Penutup: Jalan Menuju Ketenangan dan Keselamatan
Surah Al-Ahzab ayat 36 adalah pilar utama dalam bangunan keimanan seorang muslim. Ia bukanlah ayat yang dimaksudkan untuk mengekang, melainkan untuk membebaskan. Ia membebaskan kita dari kebingungan dalam mengambil keputusan, dari tirani hawa nafsu, dan dari kesesatan yang nyata. Dengan menjadikan ayat ini sebagai prinsip hidup, kita meletakkan segala urusan kita di tangan Yang Maha Pengasih dan Maha Bijaksana.
Ketaatan mutlak kepada Allah dan Rasul-Nya bukanlah sebuah pilihan di antara banyak pilihan lain; ia adalah satu-satunya pilihan bagi mereka yang merindukan kebahagiaan hakiki di dunia dan keselamatan abadi di akhirat. Ia adalah jalan yang lurus, terang, dan menenangkan.

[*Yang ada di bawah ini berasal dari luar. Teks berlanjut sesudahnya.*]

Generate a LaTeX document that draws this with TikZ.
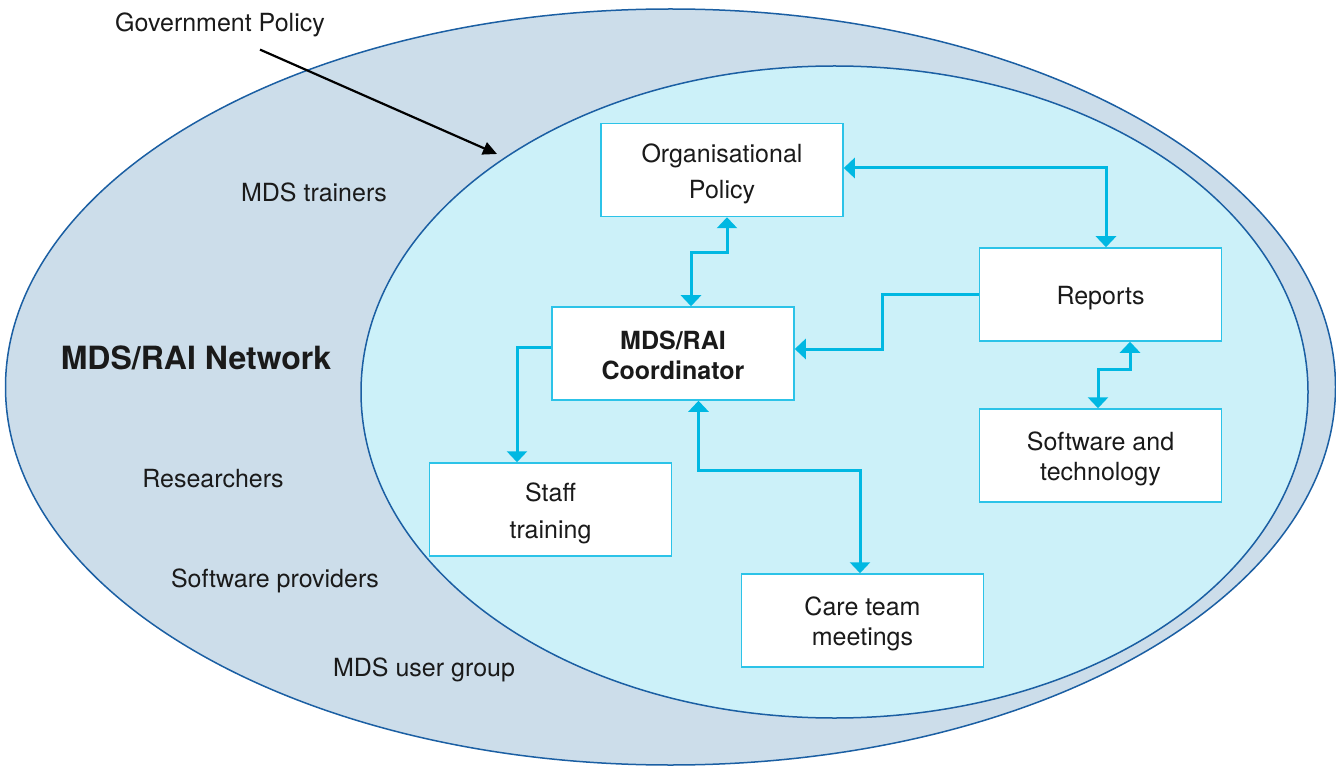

Dengan sepenuh hati menerima dan mengamalkan prinsip ini, seorang hamba akan merasakan manisnya iman dan menemukan bahwa di balik setiap ketetapan-Nya, tersembunyi cinta dan rahmat yang tak terbatas. Inilah jalan yang ditempuh oleh para nabi, para sahabat, dan orang-orang saleh terdahulu, dan inilah jalan yang harus kita tempuh jika kita benar-benar ingin meraih ridha-Nya dan kembali kepada-Nya dalam keadaan selamat.